Now now, I think I knew that. You took my intentions with this thread too seriously.
post #6 of 19
I'm curious to know why you think regimental stripes are less formal than non-regimental stripes. I would have thought that it would be the reverse.
post #7 of 19
Quote:
Originally Posted by Will C. View Post
This is just for fun and doesn't pretend to have any authoritative basis - I just wrote it with my own experience and intuition as a guide.
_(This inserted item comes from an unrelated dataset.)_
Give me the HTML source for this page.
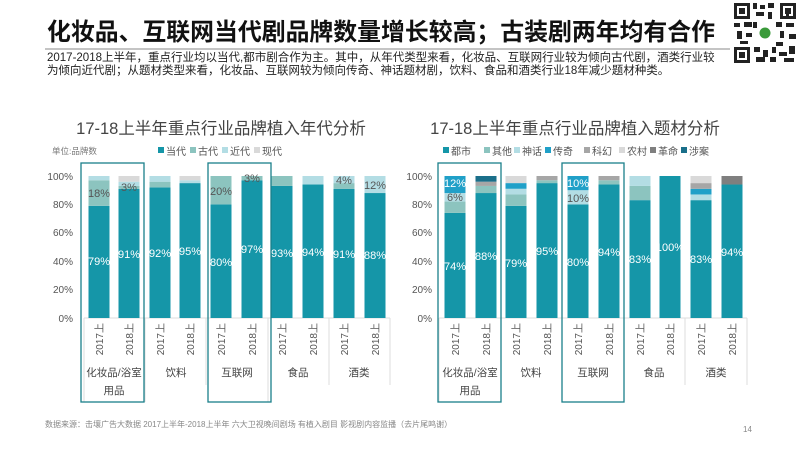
<!DOCTYPE html>
<html><head><meta charset="utf-8"><style>
body{margin:0;width:800px;height:450px;background:#fff;overflow:hidden;font-family:"Liberation Sans","Noto Sans CJK SC",sans-serif;}
svg text{font-family:"Liberation Sans","Noto Sans CJK SC",sans-serif;}
</style></head><body>
<svg width="800" height="450" viewBox="0 0 800 450" xmlns="http://www.w3.org/2000/svg">
<text x="47" y="40" font-size="24" font-weight="bold" fill="#111" textLength="668" lengthAdjust="spacingAndGlyphs">化妆品、互联网当代剧品牌数量增长较高；古装剧两年均有合作</text>
<line x1="45" y1="49" x2="730" y2="49" stroke="#888" stroke-width="1"/>
<text x="47" y="61" font-size="11.5" fill="#222">2017-2018上半年，重点行业均以当代,都市剧合作为主。其中，从年代类型来看，化妆品、互联网行业较为倾向古代剧，酒类行业较</text>
<text x="47" y="74" font-size="11.5" fill="#222">为倾向近代剧；从题材类型来看，化妆品、互联网较为倾向传奇、神话题材剧，饮料、食品和酒类行业18年减少题材种类。</text>
<!-- QR -->
<g fill="#222">
<rect x="734" y="3" width="62" height="60" fill="#fff"/>
<rect x="734" y="3" width="16" height="16"/><rect x="737" y="6" width="10" height="10" fill="#fff"/><rect x="739" y="8" width="6" height="6"/>
<rect x="780" y="3" width="16" height="16"/><rect x="783" y="6" width="10" height="10" fill="#fff"/><rect x="785" y="8" width="6" height="6"/>
<rect x="734" y="47" width="16" height="16"/><rect x="737" y="50" width="10" height="10" fill="#fff"/><rect x="739" y="52" width="6" height="6"/>
<rect x="753" y="3" width="4" height="6"/><rect x="760" y="5" width="5" height="4"/><rect x="768" y="3" width="6" height="5"/><rect x="756" y="12" width="8" height="4"/><rect x="768" y="12" width="4" height="7"/>
<rect x="734" y="23" width="6" height="4"/><rect x="744" y="22" width="8" height="5"/><rect x="737" y="31" width="5" height="8"/><rect x="746" y="33" width="6" height="4"/><rect x="753" y="22" width="4" height="6"/>
<rect x="776" y="22" width="6" height="5"/><rect x="786" y="23" width="8" height="4"/><rect x="780" y="31" width="4" height="7"/><rect x="789" y="34" width="7" height="5"/><rect x="776" y="42" width="7" height="4"/>
<rect x="754" y="47" width="6" height="5"/><rect x="763" y="50" width="5" height="7"/><rect x="772" y="47" width="4" height="6"/><rect x="779" y="52" width="8" height="4"/><rect x="789" y="46" width="6" height="8"/><rect x="756" y="57" width="9" height="5"/><rect x="770" y="57" width="6" height="5"/><rect x="784" y="58" width="10" height="4"/>
<rect x="740" y="41" width="8" height="3"/><rect x="786" y="14" width="3" height="3"/>
<rect x="758" y="26" width="14" height="14" fill="#fff"/><circle cx="765" cy="33" r="5.5" fill="#3a9a3a"/>
</g>

<!-- LEFT CHART -->
<text x="221" y="134" font-size="16.5" fill="#444" text-anchor="middle">17-18上半年重点行业品牌植入年代分析</text>
<text x="52" y="154" font-size="8.5" fill="#777">单位:品牌数</text>
<g font-size="10" fill="#555">
<rect x="158" y="147" width="6" height="6" fill="#1596a8"/><text x="166" y="155">当代</text>
<rect x="190" y="147" width="6" height="6" fill="#8cc4bf"/><text x="198" y="155">古代</text>
<rect x="222" y="147" width="6" height="6" fill="#b3dde4"/><text x="230" y="155">近代</text>
<rect x="254" y="147" width="6" height="6" fill="#d9d9d9"/><text x="262" y="155">现代</text>
</g>
<g font-size="10" fill="#555" text-anchor="end">
<text x="73" y="180">100%</text><text x="73" y="208">80%</text><text x="73" y="236">60%</text><text x="73" y="265">40%</text><text x="73" y="293">20%</text><text x="73" y="322">0%</text>
</g>
<g stroke="#ddd" stroke-width="1">
<line x1="84" y1="318" x2="390" y2="318"/>
<line x1="84" y1="318" x2="84" y2="402"/><line x1="145" y1="318" x2="145" y2="402"/><line x1="206" y1="318" x2="206" y2="385"/><line x1="268" y1="318" x2="268" y2="402"/><line x1="329" y1="318" x2="329" y2="385"/><line x1="390" y1="318" x2="390" y2="385"/>
</g>
<g id="lb"></g>

<!-- RIGHT CHART -->
<text x="575" y="134" font-size="16.5" fill="#444" text-anchor="middle">17-18上半年重点行业品牌植入题材分析</text>
<g font-size="10" fill="#555">
<rect x="443" y="147" width="6" height="6" fill="#1596a8"/><text x="451" y="155">都市</text>
<rect x="484" y="147" width="6" height="6" fill="#8cc4bf"/><text x="492" y="155">其他</text>
<rect x="514" y="147" width="6" height="6" fill="#b3dde4"/><text x="522" y="155">神话</text>
<rect x="545" y="147" width="6" height="6" fill="#20a0c8"/><text x="553" y="155">传奇</text>
<rect x="584" y="147" width="6" height="6" fill="#a6a6a6"/><text x="592" y="155">科幻</text>
<rect x="619" y="147" width="6" height="6" fill="#d9d9d9"/><text x="627" y="155">农村</text>
<rect x="650" y="147" width="6" height="6" fill="#7f7f7f"/><text x="658" y="155">革命</text>
<rect x="681" y="147" width="6" height="6" fill="#1a6f8a"/><text x="689" y="155">涉案</text>
</g>
<g font-size="10" fill="#555" text-anchor="end">
<text x="432" y="180">100%</text><text x="432" y="208">80%</text><text x="432" y="236">60%</text><text x="432" y="265">40%</text><text x="432" y="293">20%</text><text x="432" y="322">0%</text>
</g>
<g stroke="#ddd" stroke-width="1">
<line x1="439" y1="318" x2="747" y2="318"/>
<line x1="439" y1="318" x2="439" y2="402"/><line x1="501" y1="318" x2="501" y2="402"/><line x1="562" y1="318" x2="562" y2="402"/><line x1="624" y1="318" x2="624" y2="402"/><line x1="685" y1="318" x2="685" y2="385"/><line x1="747" y1="318" x2="747" y2="385"/>
</g>
<g id="rb"></g>

<text x="45" y="427" font-size="8" fill="#888">数据来源：击壤广告大数据  2017上半年-2018上半年    六大卫视晚间剧场  有植入剧目 影视剧内容监播（去片尾鸣谢）</text>
<text x="743" y="432" font-size="8" fill="#888">14</text>
</svg>
<script>
var NS="http://www.w3.org/2000/svg";
function el(p,t,a,txt){var e=document.createElementNS(NS,t);for(var k in a)e.setAttribute(k,a[k]);if(txt!=null)e.textContent=txt;p.appendChild(e);return e;}
var top0=176,bot=318,H=142;
function chart(g,cols,centers,data,labels,boxes,cats,catx){
 data.forEach(function(d,i){var y=bot,cx=centers[i];
  d.forEach(function(v,j){if(!v)return;var h=v/100*H;y-=h;el(g,"rect",{x:cx-10.5,y:y,width:21,height:h,fill:cols[j]});});
  labels[i].forEach(function(L){el(g,"text",{x:cx,y:L[1],"font-size":11,fill:L[2]||"#fff","text-anchor":"middle"},L[0]);});
  var yr=i%2?"2018上":"2017上";
  el(g,"text",{x:0,y:0,"font-size":10,fill:"#555","text-anchor":"end",transform:"translate("+(cx+4)+",323) rotate(-90)"},yr);
 });
 boxes.forEach(function(b){el(g,"rect",{x:b[0],y:163,width:b[1]-b[0],height:239,fill:"none",stroke:"#1a7f8a","stroke-width":1.3});});
 cats.forEach(function(c,i){el(g,"text",{x:catx[i],y:376,"font-size":10.5,fill:"#444","text-anchor":"middle"},c);});
 el(g,"text",{x:catx[0],y:394,"font-size":10.5,fill:"#444","text-anchor":"middle"},"用品");
}
var lc=[99,129,160,190,221,252,282,313,344,375];
chart(document.getElementById("lb"),["#1596a8","#8cc4bf","#b3dde4","#d9d9d9"],lc,
[[79,18,3,0],[91,2,3,4],[92,4,4,0],[95,0,2,3],[80,20,0,0],[97,3,0,0],[93,7,0,0],[94,0,6,0],[91,4,5,0],[88,0,12,0]],
[[["79%",265],["18%",197,"#555"]],[["91%",258],["3%",191,"#555"]],[["92%",257]],[["95%",255]],[["80%",266],["20%",195,"#555"]],[["97%",253],["3%",182,"#555"]],[["93%",257]],[["94%",256]],[["91%",258],["4%",184,"#555"]],[["88%",259],["12%",189,"#555"]]],
[[81,144],[208,271]],["化妆品/浴室","饮料","互联网","食品","酒类"],[114,176,237,298,359]);
var rc=[455,486,516,547,578,609,640,670,701,732];
chart(document.getElementById("rb"),["#1596a8","#8cc4bf","#b3dde4","#20a0c8","#a6a6a6","#d9d9d9","#7f7f7f","#1a6f8a"],rc,
[[74,8,6,12,0,0,0,0],[88,5,0,0,3,0,0,4],[79,8,4,4,0,5,0,0],[95,2,0,0,3,0,0,0],[80,0,10,10,0,0,0,0],[94,3,0,0,3,0,0,0],[83,10,7,0,0,0,0,0],[100,0,0,0,0,0,0,0],[83,0,4,4,4,5,0,0],[94,0,0,0,0,0,6,0]],
[[["74%",270],["12%",187],["6%",201,"#555"]],[["88%",260]],[["79%",267]],[["95%",255]],[["80%",266],["10%",187],["10%",202,"#555"]],[["94%",256]],[["83%",263]],[["100%",251]],[["83%",263]],[["94%",256]]],
[[438,501],[562,624]],["化妆品/浴室","饮料","互联网","食品","酒类"],[470,531,593,654,716]);
</script>
</body></html>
I propose the following as a scale of formality in necktie patterns, in descending order of formality:

1. dogtooth (black & white)
2. pin dots
3. foulards
4. glen check (black & white / gray)
5. polka dots
6. diagonal stripes (non-regimental)
7. paisleys
8. diagonal stripes (regimental)
9. other checks and tartans
10. horizontal stripes

Please disagree, if you like.

You consider non-regimental more formal than regimental? And what of knit ties?
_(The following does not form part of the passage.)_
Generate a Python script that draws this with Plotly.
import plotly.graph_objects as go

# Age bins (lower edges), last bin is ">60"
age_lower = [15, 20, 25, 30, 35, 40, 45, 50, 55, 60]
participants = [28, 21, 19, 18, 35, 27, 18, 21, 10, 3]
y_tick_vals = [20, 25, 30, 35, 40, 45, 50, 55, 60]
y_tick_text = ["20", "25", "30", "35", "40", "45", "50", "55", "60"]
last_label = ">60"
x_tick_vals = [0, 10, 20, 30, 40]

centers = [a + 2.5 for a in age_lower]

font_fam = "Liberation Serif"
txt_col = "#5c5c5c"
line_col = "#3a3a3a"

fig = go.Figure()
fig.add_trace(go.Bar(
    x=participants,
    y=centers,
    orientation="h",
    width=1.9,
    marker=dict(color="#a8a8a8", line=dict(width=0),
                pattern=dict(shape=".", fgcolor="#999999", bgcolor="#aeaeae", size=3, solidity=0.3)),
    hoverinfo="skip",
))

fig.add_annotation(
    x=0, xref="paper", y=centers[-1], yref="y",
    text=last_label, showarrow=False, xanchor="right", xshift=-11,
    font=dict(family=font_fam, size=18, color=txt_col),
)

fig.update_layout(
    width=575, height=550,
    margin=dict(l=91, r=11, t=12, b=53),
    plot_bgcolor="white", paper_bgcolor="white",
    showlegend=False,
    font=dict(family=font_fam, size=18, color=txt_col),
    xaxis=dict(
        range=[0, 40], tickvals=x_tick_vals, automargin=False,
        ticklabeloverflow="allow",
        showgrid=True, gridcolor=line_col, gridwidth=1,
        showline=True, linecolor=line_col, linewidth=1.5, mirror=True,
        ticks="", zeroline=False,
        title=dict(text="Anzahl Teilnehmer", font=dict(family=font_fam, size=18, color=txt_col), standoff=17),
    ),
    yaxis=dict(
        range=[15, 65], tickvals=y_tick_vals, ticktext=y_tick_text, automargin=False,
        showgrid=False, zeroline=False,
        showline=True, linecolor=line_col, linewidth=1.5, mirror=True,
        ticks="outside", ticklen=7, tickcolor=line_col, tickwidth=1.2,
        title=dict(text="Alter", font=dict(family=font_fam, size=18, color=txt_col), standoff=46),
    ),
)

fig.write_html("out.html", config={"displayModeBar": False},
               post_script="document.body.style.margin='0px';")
EDIT - Blackbowtie beat me to it.
post #8 of 19
Thread Starter 
Quote:
Originally Posted by blackbowtie View Post
I'm curious to know why you think regimental stripes are less formal than non-regimental stripes. I would have thought that it would be the reverse.

Fair question.
As I see it, non-regimental diagonal stripe ties often have smaller intervals between stripes, often look rather precise and cold, and are typically worn for as part of a fully-suited outfit.
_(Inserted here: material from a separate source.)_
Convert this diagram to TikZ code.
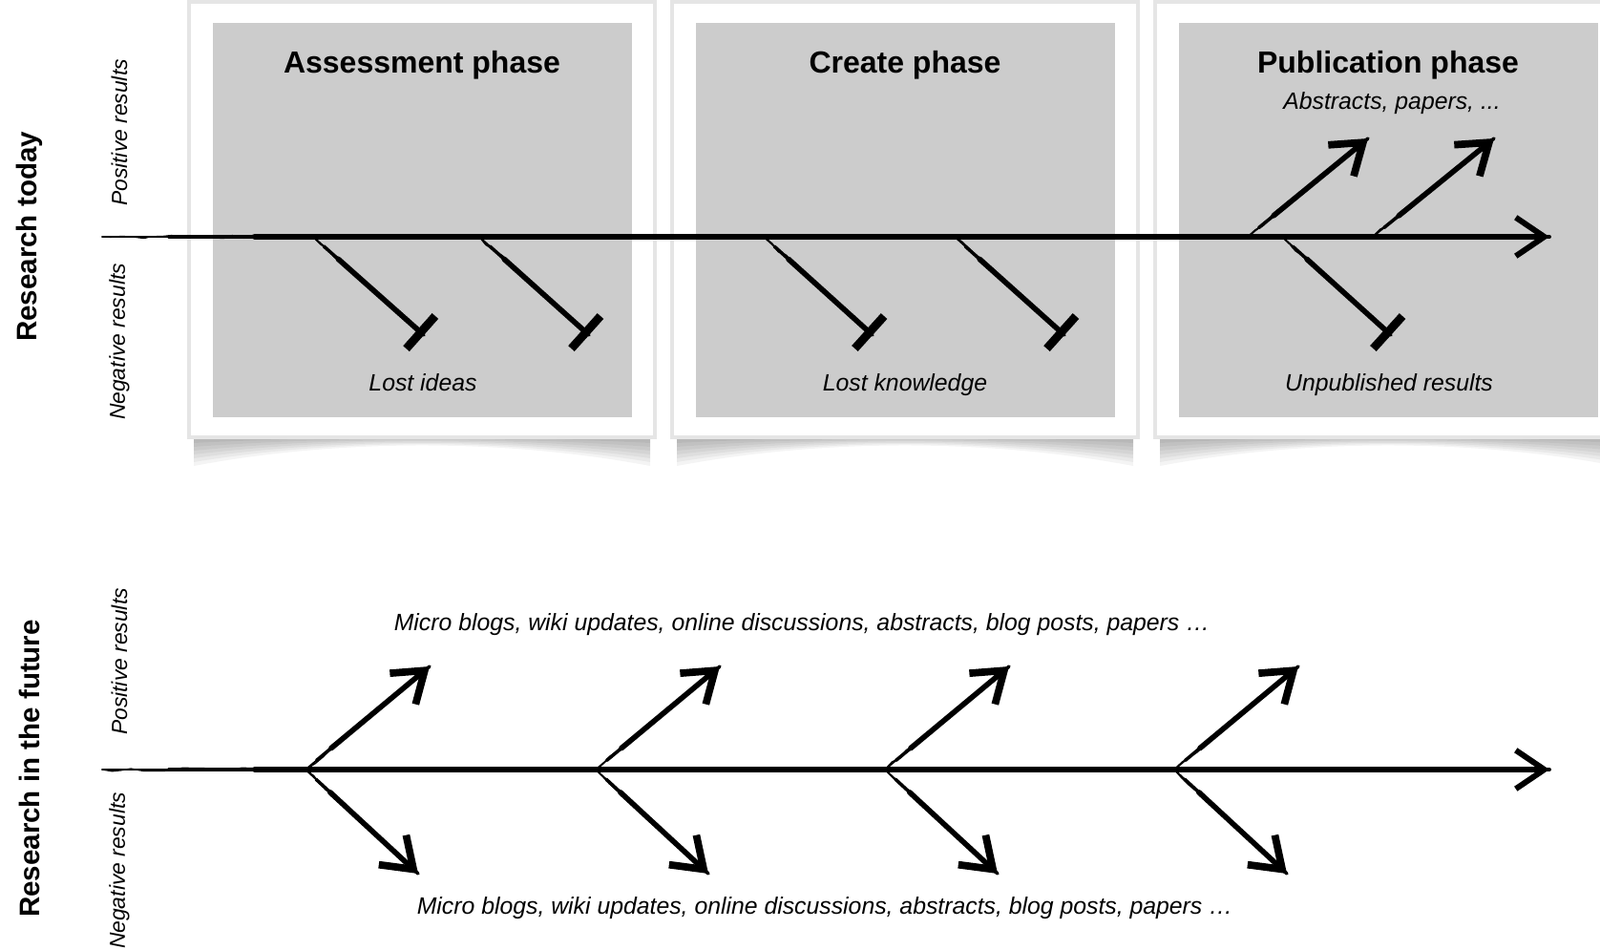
\documentclass[tikz,border=0pt]{standalone}
\usepackage{fontspec}
\setmainfont{Liberation Sans}
\usetikzlibrary{arrows.meta, decorations.pathmorphing, positioning}

\begin{document}
\begin{tikzpicture}[
    x = 0.01cm,
    y = -0.01cm,
    line cap = round,
    ]

    \tikzstyle{card}=[fill = white, draw = black!10, line width = 1pt]
    \tikzstyle{phasebox}=[fill = black!20]
    \tikzstyle{title}=[anchor = base, font = \fontsize{9.1}{11}\selectfont\bfseries]
    \tikzstyle{rowlabel}=[font = \fontsize{8.4}{10}\selectfont\bfseries, rotate = 90]
    \tikzstyle{sidelabel}=[font = \fontsize{6.5}{8}\selectfont\itshape, rotate = 90]
    \tikzstyle{result}=[anchor = base, font = \fontsize{7.05}{9}\selectfont\itshape]
    \tikzstyle{rough}=[postaction = {draw, -, line width = 0.4pt, shorten <= 0pt,
        decorate, decoration = {random steps, segment length = 3pt, amplitude = 0.5pt}}]
    \tikzstyle{spine}=[line width = 1.8pt, shorten <= 1.6cm, rough,
        -{Straight Barb[length = 8.5pt, width = 11.5pt, line width = 1.7pt]},
        preaction = {draw, -, line width = 0.5pt, shorten <= 0pt},
        preaction = {draw, -, line width = 1.1pt, shorten <= 0.7cm}]
    \tikzstyle{good}=[line width = 1.6pt, shorten <= 0.35cm, rough,
        -{Straight Barb[length = 8.5pt, width = 12pt, line width = 2.2pt]},
        preaction = {draw, -, line width = 0.5pt, shorten <= 0pt},
        preaction = {draw, -, line width = 1pt, shorten <= 0.15cm}]
    \tikzstyle{lost}=[line width = 1.6pt, shorten <= 0.35cm, rough,
        -{Bar[width = 13pt, line width = 2.5pt]},
        preaction = {draw, -, line width = 0.5pt, shorten <= 0pt},
        preaction = {draw, -, line width = 1pt, shorten <= 0.15cm}]

    \clip (0,0) rectangle (1676,995);
    \fill[white] (0,0) rectangle (1676,995);

    % the three phase cards, with their curled shadow
    \foreach \l in {198, 704, 1210} {
      \foreach \d in {4,8,...,36}
        \fill[black, opacity = 0.045] (\l+5,452) -- (\l+483,452) -- (\l+483,452+\d)
          .. controls (\l+330,455+0.12*\d) and (\l+158,455+0.12*\d) .. (\l+5,452+\d) -- cycle;
      \draw[card] (\l,2) rectangle (\l+488,458);
      \fill[phasebox] (\l+25,24) rectangle (\l+464,437);
    }

    \node[title] (assess) at (442,77) {Assessment phase};
    \node[title] (create) at (948,77) {Create phase};
    \node[title] (publish) at (1454,77) {Publication phase};

    \node[rowlabel] (today) at (31,248) {Research today};
    \node[sidelabel] (pos1) at (125,139) {Positive results};
    \node[sidelabel] (neg1) at (125,358) {Negative results};

    \node[rowlabel] (future) at (31,805) {Research in the future};
    \node[sidelabel] (pos2) at (125,693) {Positive results};
    \node[sidelabel] (neg2) at (125,912) {Negative results};

    % research today
    \coordinate (todaystart) at (107,248);
    \coordinate (todayend) at (1623,248);
    \draw[spine] (todaystart) -- (todayend);

    \foreach \a/\b [count=\i] in {328/444, 502/617, 800/914, 1000/1115, 1343/1457} {
      \coordinate (lost\i) at (\a,248);
      \coordinate (lostend\i) at (\b,351);
      \draw[lost] (lost\i) -- (lostend\i);
    }
    \foreach \a/\b [count=\i] in {1307/1433, 1438/1565} {
      \coordinate (paper\i) at (\a,248);
      \coordinate (paperend\i) at (\b,145);
      \draw[good] (paper\i) -- (paperend\i);
    }

    \node[result] (ideas) at (443,410) {Lost ideas};
    \node[result] (knowledge) at (948,410) {Lost knowledge};
    \node[result] (unpublished) at (1455,410) {Unpublished results};
    \node[result] (abstracts) at (1458,115) {Abstracts, papers, ...};

    % research in the future
    \coordinate (futurestart) at (107,806);
    \coordinate (futureend) at (1623,806);
    \draw[spine] (futurestart) -- (futureend);

    \foreach \x [count=\i] in {320, 624, 927, 1230} {
      \coordinate (share\i) at (\x,806);
      \coordinate (shareup\i) at (\x+130,698);
      \coordinate (sharedown\i) at (\x+118,915);
      \draw[good] (share\i) -- (shareup\i);
      \draw[good] (share\i) -- (sharedown\i);
    }

    \node[result] (posup) at (840,661) {Micro blogs, wiki updates, online discussions, abstracts, blog posts, papers …};
    \node[result] (posdown) at (864,957) {Micro blogs, wiki updates, online discussions, abstracts, blog posts, papers …};
\end{tikzpicture}
\end{document}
I think regimentals are less formal because of their archetypal association with the 'blue blazer' and odd trouser combination. They seem like a playful summery tie to me, albeit more formal than other summery options.
post #9 of 19
Thread Starter 
Quote:
Originally Posted by harvey_birdman View Post
And what of knit ties?
Oh yes - they should have had a place on the list! Definitely low on the scale, but it would depend on the pattern, no? I daresay knits with dots are more formal than knits with horizontal stripes, for example... There's something about the playfully off-beat look of horizontal stripes that I love on ties and shirts.
post #10 of 19
I think you can also make the distinction between small-pattern and large-pattern foulards. The former being more formal and maybe higher up on your list.
post #11 of 19
1. dogtooth (black & white)
2. pin dots
3. foulards
4. diagonal stripes (regimental)
5. glen check (black & white / gray)
6. diagonal stripes (non-regimental)
7. polka dots
8. paisleys
9. Small embroidered ducks
10. other checks and tartans
11. horizontal stripes
12. Piano keys
13. Fish tie
14. WWF Character ties
15. Dolphin ties
16. Looney toons ties
17. Bolo ties
post #12 of 19
I am going to disagree on the piano keys tie. Before launching his "Derelicte" brand ("Let me show you Derelicte. It is a fashion, a way of life inspired by the very homeless, the vagrants, the crack whores that make this wonderful city so unique"), Mugatu started in fashion by designing the piano key tie and it was considered quite formal.
post #13 of 19
Quote:
Originally Posted by Master Squirrel View Post

To alway be tied with the four-in-hand.



... but is the the Four Horsemen 4-i-H or the Four Demandments of Hulkamania 4-i-H??
post #14 of 19
#1 = Solid.
post #15 of 19
I will. Utter nonsense to try to determine such a listing (though I admire you for trying). For example a funeral might be said to be a formal occasion and by inference a black tie is formal. However many funerals are best graced by coloured ties in respect to either the wishes or ways of the deceased. On the other hand a black tie is normal at a formal dinner below the level of white tie. Just to complete the circuit, a white tie worn with a black shirt is acceptable at some functions.